I think that headteachers, school governors, chairs of governors and teachers need to know that the strongest possible lead is being given by Ministers and this place about the importance of same-sex relationships education. I question the extent to which we should license any suggestion that it is right to prevent teaching that same-sex relationships are valid. We have, I think, got past the point where we believe it is acceptable to sell goods on a discriminatory basis. We have outlawed that.
We have outlawed discriminating against people in the workplace. In many areas of public life now, we are absolutely clear that discrimination on the grounds of sexuality is simply unacceptable, so I question why it might be acceptable to prevent a school from teaching children even of a relatively young age that same-sex relationships are valid. I am not sure that we should be tolerant about those who try to prevent that, if we are going to uphold the values that we hold dear in this country. To allow the importance of that kind of teaching to be swept aside seems to me potentially to be subjecting young children to understanding the wrong thing at a formative age.
We should be resolute about universal values of equality, right from the top, and transmit those values to every school. I am afraid that if there are those who say they do not want that validity to be taught, we have to face that down, just as we do if people say they would like to be able to exclude gay couples from their bed and breakfasts, or to be able not to employ a gay person, or to be able not to offer a service to gay couples. We do not tolerate that any more. Why should we tolerate what I have described? We have to be clear about that precisely because the age in question is such an important one, at which children should be taught about our common values.
My hon. Friend the Member for Shrewsbury and Atcham mentioned the Catholic Church. A few months ago, I attended a meeting in the Vatican with my hon. Friend the Member for Reigate (Crispin Blunt), who is the secretary of the all-party parliamentary group on lesbian, gay, bisexual, and transgender rights. It was intended to be a meeting with the Pope but in the end it was with the Cardinal Secretary of State. It was to discuss with Baroness Helena Kennedy, the International Bar Council and others the Catholic Church’s stance on homosexuality.

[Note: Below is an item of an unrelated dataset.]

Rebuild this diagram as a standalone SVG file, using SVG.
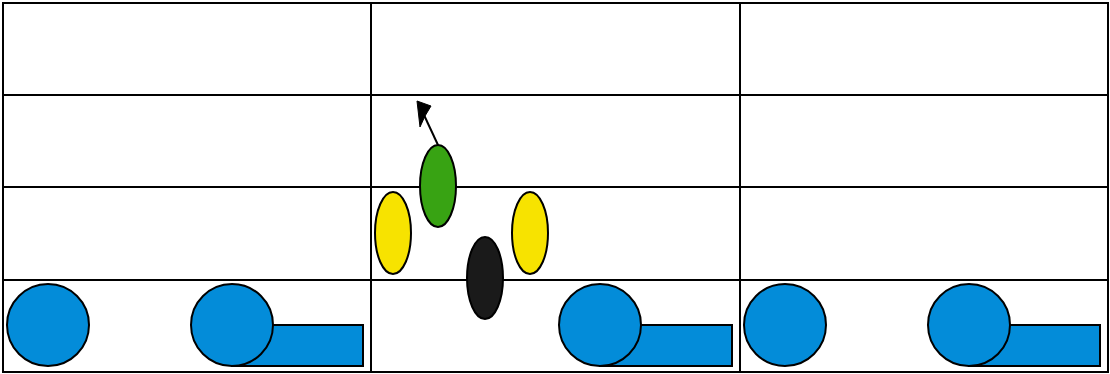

Our proposal was that the Church could and should at least condemn violence against LGBT people. It has immense influence and importance in many regions of the world—particularly south America and southern Africa. It is a shame that there is not a stronger stance on the part of leaders of the Catholic Church against something that, whatever our views on homosexuality and the validity of homosexual relationships, we should all be able to agree on: that violence against anyone is wrong. The Catholic Church should be able to say that, and it would be immensely powerful if it could.
In my work as chair of the new global equality caucus, tying up parliamentarians from across the world to promote LGBT+ rights, I go to many different countries to talk to parliamentarians about those issues. Next week I will be talking to Czech parliamentarians about same-sex marriage. The following week I will be in Tokyo talking to Japanese politicians and others from the Asia-Pacific region about equality issues. We have to be able to hold our heads up high in doing that, and I think for the most part we can, but this is unfinished business in our schools. I am grateful for the robust stance that the Government have taken, but they must see it through with the clearest possible guidance, leadership and support for the teachers who are being oppressed in Birmingham and elsewhere, and with the resources to match.